YouTube officially turned on YouTube Live, the Google video-sharing unit’s bid to stream concerts, sporting events and interviews with local celebrities and the like.
Consumers will access YouTube Live on its own Web page, and can subscribe to YouTube live-streaming partners to be notified of upcoming live streams on a customized homepage. YouTube partners in good standing will be able to access the YouTube Live streaming platform to begin broadcasting content.
“The goal is to provide thousands of partners with the capability to live stream from their channels in the months ahead,” said YouTube Product Manager Joshua Siegel in a blog post. “In order to ensure a great live stream viewing experience, we’ll roll this offering out incrementally over time.”
It’s YouTube’s broader goal that is crucial. YouTube has made its name these last seven years with the catch-phrase “Broadcast Yourself.”
With 2 billion page views a day and many of YouTube’s 500 million users uploading 35 hours of video to the Website each minute, Broadcast Yourself is gradually morphing into Broadcast Everything.
Earlier this week, The Wall Street Journal noted that YouTube is refashioning the Website as a broadcast platform pushing original content, ideally to make the site more friendly for viewing on living room televisions instead of just computer and smartphone screens.
Specifically, the Journal said the site wants to refocus around broadcast channels for arts and sports, along with several hours of professionally produced original programming. YouTube could spend $100 million to commission low-cost content intended exclusively for the Web.
YouTube certainly has the tools and talent in place to do this after acquiring Next New Networks in March to help its content partners shoot and package video content.
A YouTube spokesman downplayed broadcast channel strategy as relayed by the Journal but didn’t deny its ambition, noting:
“YouTube saw incredible growth in 2010 and we’re excited about the future. We are always working on updating the site and improving the general user experience and interface.
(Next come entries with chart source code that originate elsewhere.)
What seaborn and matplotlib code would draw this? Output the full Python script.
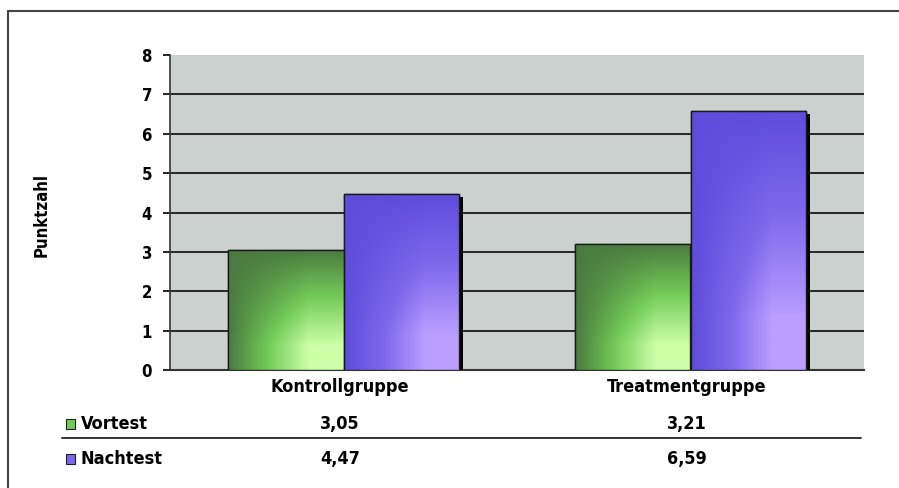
import numpy as np
import pandas as pd
import matplotlib
matplotlib.use("Agg")
import matplotlib.pyplot as plt
import matplotlib.patheffects as pe
import matplotlib.transforms as mtransforms
from matplotlib.lines import Line2D
from matplotlib.patches import Rectangle
from matplotlib import font_manager
import seaborn as sns

# --- data -------------------------------------------------------------
groups = ["Kontrollgruppe", "Treatmentgruppe"]
series = ["Vortest", "Nachtest"]
vortest = [3.05, 3.21]
nachtest = [4.47, 6.59]
value_labels = {"Vortest": ["3,05", "3,21"], "Nachtest": ["4,47", "6,59"]}
y_ticks = [0, 1, 2, 3, 4, 5, 6, 7, 8]
y_title = "Punktzahl"

# --- style ------------------------------------------------------------
sns.set_theme(style="white")
available = {f.name for f in font_manager.fontManager.ttflist}
narrow = [n for n in ("Liberation Sans Narrow", "DejaVu Sans Condensed") if n in available]
family = narrow[0] if narrow else "DejaVu Sans"
plt.rcParams["font.family"] = [family, "DejaVu Sans"]
plt.rcParams["text.color"] = "black"
plt.rcParams["font.stretch"] = "condensed"
TXT = dict(fontsize=13, fontweight="bold", color="black", fontstretch="condensed")
TICK = dict(TXT, fontsize=12)

series_colors = {"Vortest": "#6cc050", "Nachtest": "#7a5ff0"}
grad_stops = {
    "Vortest": ("#4a7a40", "#74cc58", "#ccffa8"),
    "Nachtest": ("#5f4cdc", "#7e68ec", "#b99eff"),
}

df = pd.DataFrame({
    "Gruppe": groups * 2,
    "Test": [series[0]] * len(groups) + [series[1]] * len(groups),
    "Punktzahl": vortest + nachtest,
})

fig = plt.figure(figsize=(8.99, 4.88), dpi=100)
ax = fig.add_axes([170 / 899, 1 - 370 / 488, 694 / 899, 315 / 488])
ax.set_facecolor("#cad1ce")

sns.barplot(data=df, x="Gruppe", y="Punktzahl", hue="Test", hue_order=series,
            order=groups, palette=series_colors, saturation=1, width=0.667, gap=0,
            edgecolor="#1a1a1a", linewidth=1.0, legend=False, ax=ax, zorder=3)

ax.set_ylim(0, 8)
ax.set_xlim(-0.5, len(groups) - 0.5)
ax.set_yticks(y_ticks)
ax.set_yticklabels([str(t) for t in y_ticks], **TICK)
ax.set_xticks([])
ax.set_xlabel("")
ax.set_ylabel("")

# horizontal grid lines at the inner ticks
for t in y_ticks[1:-1]:
    ax.axhline(t, color="#1a1a1a", lw=1.3, zorder=1)

ax.tick_params(axis="y", left=True, length=5, width=1.2, color="black", pad=8)
for side in ("top", "right"):
    ax.spines[side].set_visible(False)
ax.spines["left"].set_color("#333333")
ax.spines["left"].set_linewidth(1.2)
ax.spines["bottom"].set_color("#333333")
ax.spines["bottom"].set_linewidth(1.5)


def hex_rgb(h):
    return np.array(matplotlib.colors.to_rgb(h))


def shaded(dark, mid, light, n=120):
    u = np.linspace(0, 1, n)[None, :]          # left -> right
    v = np.linspace(1, 0, n)[:, None]          # top row first
    hx = np.clip(u / 0.7, 0, 1)
    vy = np.clip((1 - v) / 0.8, 0, 1)
    b = hx * vy
    d, m, l = hex_rgb(dark), hex_rgb(mid), hex_rgb(light)
    lo = np.clip(b * 2, 0, 1)[..., None]
    hi = np.clip(b * 2 - 1, 0, 1)[..., None]
    img = d + (m - d) * lo
    img = img + (l - m) * hi
    return np.clip(img, 0, 1)


# seaborn adds the bars hue level by hue level, in group order
bars = [p for p in ax.patches if isinstance(p, Rectangle)][:len(series) * len(groups)]
for k, p in enumerate(bars):
    name = series[k // len(groups)]
    p.set_path_effects([pe.SimplePatchShadow(offset=(3, -2.5), shadow_rgbFace="black", alpha=1.0),
                        pe.Normal()])
    x0, y0, w, h = p.get_x(), p.get_y(), p.get_width(), p.get_height()
    im = ax.imshow(shaded(*grad_stops[name]), extent=[x0, x0 + w, y0, y0 + h],
                   aspect="auto", interpolation="bilinear", zorder=3.5)
    im.set_clip_path(p)
    edge = Rectangle((x0, y0), w, h, fill=False, edgecolor="#1a1a1a", lw=1.0, zorder=4)
    ax.add_patch(edge)

ax.set_xlim(-0.5, len(groups) - 0.5)
ax.set_ylim(0, 8)

# y title
fig.text(42 / 899, 1 - 215 / 488, y_title, rotation=90, ha="center", va="center", **TICK)

# data table under the axis
tr = mtransforms.blended_transform_factory(ax.transData, fig.transFigure)
for i, g in enumerate(groups):
    fig.text(i - 0.01, 1 - 387 / 488, g, transform=tr, ha="center", va="center", **TXT)

row_y = {"Vortest": 1 - 424 / 488, "Nachtest": 1 - 459 / 488}
for name in series:
    y = row_y[name]
    fig.patches.append(Rectangle((66 / 899, y - 5 / 488), 9 / 899, 10 / 488,
                                 transform=fig.transFigure, facecolor=grad_stops[name][1],
                                 edgecolor="#222222", lw=0.8))
    fig.text(81 / 899, y, name, ha="left", va="center", **TXT)
    for i, lab in enumerate(value_labels[name]):
        fig.text(i - 0.01, y, lab, transform=tr, ha="center", va="center", **TXT)

fig.add_artist(Line2D([62 / 899, 861 / 899], [1 - 438 / 488] * 2,
                      transform=fig.transFigure, color="#222222", lw=1.3))

# outer frame (top and left edges)
fig.add_artist(Line2D([8 / 899, 1.0], [1 - 11 / 488] * 2, transform=fig.transFigure,
                      color="#444444", lw=1.5))
fig.add_artist(Line2D([8 / 899, 8 / 899], [1 - 11 / 488, 0.0], transform=fig.transFigure,
                      color="#444444", lw=1.5))

fig.savefig("out.png", dpi=100)
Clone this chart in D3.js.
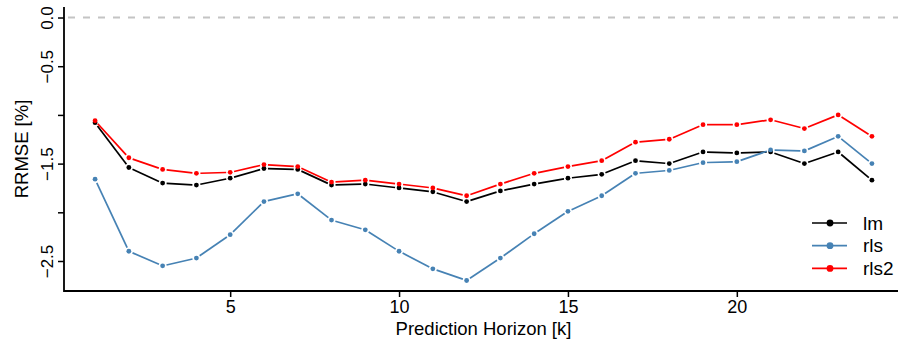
<!DOCTYPE html>
<html>
<head>
<meta charset="utf-8">
<script src="https://cdn.jsdelivr.net/npm/d3@7"></script>
<style>
  html, body { margin: 0; padding: 0; background: #fff; }
  svg { display: block; font-family: "Liberation Sans", Arial, sans-serif; }
</style>
</head>
<body>
<svg id="chart" width="898" height="342"></svg>
<script>
// Prediction horizons 1..24
const horizons = d3.range(1, 25);

// RRMSE per horizon for each model
const lmValues = [-1.08, -1.54, -1.70, -1.72, -1.65, -1.55, -1.56, -1.72, -1.71, -1.75,
                  -1.79, -1.89, -1.78, -1.71, -1.65, -1.61, -1.47, -1.50, -1.38, -1.39,
                  -1.38, -1.50, -1.38, -1.67];
const rlsValues = [-1.66, -2.40, -2.55, -2.47, -2.23, -1.89, -1.81, -2.08, -2.18, -2.40,
                   -2.58, -2.70, -2.47, -2.22, -1.99, -1.83, -1.60, -1.57, -1.49, -1.48,
                   -1.36, -1.37, -1.22, -1.50];
const rls2Values = [-1.06, -1.44, -1.56, -1.60, -1.59, -1.51, -1.53, -1.69, -1.67, -1.71,
                    -1.75, -1.83, -1.71, -1.60, -1.53, -1.47, -1.28, -1.25, -1.10, -1.10,
                    -1.05, -1.14, -1.00, -1.22];

const seriesNames = ["lm", "rls", "rls2"];
const seriesColors = ["#000000", "#4682B4", "#FF0000"];

const xTicks = [5, 10, 15, 20];
const yTicks = [0, -0.5, -1, -1.5, -2, -2.5];
const yTickLabels = ["0.0", "\u22120.5", "", "\u22121.5", "", "\u22122.5"];

const series = [lmValues, rlsValues, rls2Values].map((vals, i) => ({
  name: seriesNames[i],
  color: seriesColors[i],
  points: horizons.map((h, j) => ({ k: h, v: vals[j] }))
}));

const svg = d3.select("#chart");

// Plot region: x limits 1..24 and y limits -2.7..0, each padded by 4%
const x = d3.scaleLinear().domain([1 - 0.92, 24 + 0.92]).range([64, 903]);
const y = d3.scaleLinear().domain([-2.7 - 0.108, 0 + 0.108]).range([291, 7]);

// Zero reference line
svg.append("line")
  .attr("x1", x.range()[0]).attr("x2", 898)
  .attr("y1", y(0)).attr("y2", y(0))
  .attr("stroke", "#c4c4c4").attr("stroke-width", 2)
  .attr("stroke-dasharray", "7,8").attr("stroke-dashoffset", -4);

// Series: line segments with small gaps around each point, then the points
const gap = 4;
series.forEach(s => {
  const g = svg.append("g");
  const pts = s.points.map(p => [x(p.k), y(p.v)]);
  for (let i = 0; i < pts.length - 1; i++) {
    const [x1, y1] = pts[i], [x2, y2] = pts[i + 1];
    const len = Math.hypot(x2 - x1, y2 - y1);
    if (len <= 2 * gap) continue;
    const ux = (x2 - x1) / len, uy = (y2 - y1) / len;
    g.append("line")
      .attr("x1", x1 + ux * gap).attr("y1", y1 + uy * gap)
      .attr("x2", x2 - ux * gap).attr("y2", y2 - uy * gap)
      .attr("stroke", s.color).attr("stroke-width", 1.7);
  }
  g.selectAll("circle").data(s.points).join("circle")
    .attr("cx", d => x(d.k)).attr("cy", d => y(d.v))
    .attr("r", 2.4).attr("fill", s.color);
});

// Axes
const xAxis = svg.append("g")
  .attr("transform", `translate(0,${y.range()[0]})`)
  .call(d3.axisBottom(x).tickValues(xTicks).tickSize(6).tickPadding(3).tickFormat(d3.format("d")));
xAxis.select(".domain").remove();
xAxis.selectAll(".tick line").attr("stroke-width", 1.5);
xAxis.selectAll(".tick text")
  .attr("font-size", 18).attr("font-family", "Liberation Sans, Arial, sans-serif").attr("fill", "#000");

const yAxis = svg.append("g")
  .attr("transform", `translate(${x.range()[0]},0)`)
  .call(d3.axisLeft(y).tickValues(yTicks).tickSize(6)
    .tickFormat((d, i) => yTickLabels[i]));
yAxis.select(".domain").remove();
yAxis.selectAll(".tick line").attr("stroke-width", 1.5);
yAxis.selectAll(".tick text")
  .attr("font-size", 17).attr("font-family", "Liberation Sans, Arial, sans-serif").attr("fill", "#000")
  .attr("text-anchor", "middle")
  .attr("transform", "rotate(-90)")
  .attr("x", 0).attr("y", -11).attr("dy", 0);

// L-shaped frame
svg.append("path")
  .attr("d", `M${x.range()[0]},${y.range()[1]}V${y.range()[0]}H898`)
  .attr("fill", "none").attr("stroke", "#000").attr("stroke-width", 1.8);

// Axis titles
svg.append("text")
  .attr("x", (x.range()[0] + x.range()[1]) / 2).attr("y", 335)
  .attr("text-anchor", "middle").attr("font-size", 18.5)
  .text("Prediction Horizon [k]");

svg.append("text")
  .attr("transform", `translate(28,${(y.range()[0] + y.range()[1]) / 2}) rotate(-90)`)
  .attr("text-anchor", "middle").attr("font-size", 18.5)
  .text("RRMSE [%]");

// Legend
const legend = svg.append("g").attr("transform", "translate(812,223)");
series.forEach((s, i) => {
  const row = legend.append("g").attr("transform", `translate(0,${i * 22.7})`);
  row.append("line").attr("x1", 0).attr("x2", 35).attr("y1", 0).attr("y2", 0)
    .attr("stroke", s.color).attr("stroke-width", 1.7);
  row.append("circle").attr("cx", 18).attr("cy", 0).attr("r", 3.4).attr("fill", s.color);
  row.append("text").attr("x", 51).attr("y", 0).attr("dy", "0.35em")
    .attr("font-size", 19).text(s.name);
});
</script>
</body>
</html>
We do not, however, have any plans to dramatically change the site’s design in the near future.”
A source familiar with YouTube’s plans said the site’s unabashed goal is to evolve from users watching 15 minutes of YouTube content per day to consuming 5 hours of the site per day, boosting the site’s ad-serving opportunities.
This would indicate YouTube is gunning for many of the same viewers currently wed to conventional TV broadcast stations such as CBS, ABC and NBC, as well as cable television channels HBO, Cinemax and Showtime. Hulu, Amazon.com and Netflix are also targeting users with Web video content.
Several signs point to the original content broadcast direction. Two years ago, YouTube announced a new destination for television shows and an improved destination for movies on YouTube, where partners like Crackle, CBS, MGM, Lionsgate, Starz show content.
More recently, Google launched its Google TV service last fall, with YouTube touting its Leanback application on Google TV as a way to show users continuous video clips without forcing them to click a button after each video has played.
YouTube in March also began airing “Girl Walks into a Bar,” its “first feature-length film created specifically for the Internet,” which people can watch free on the site’s YouTube Screening Room channel.
Now, of course, comes Live streaming, which will provide even more broadcast content for users. It’s important to note that YouTube isn’t producing the content the way broadcast networks and cable channels do.
Rather, it is serving as an outlet for others to do so — a massively scaling medium for Internet-fueled TV in the living room. YouTube will make money from this endeavor the way it always has: by serving millions of display ads against the content.
Imagine what the ad-serving YouTube could do if consumers are watching 5 hours of YouTube a day. It’s worked for TV broadcasters and advertisers, and YouTube wants a piece as consumers’ Web-based broadcast station of choice.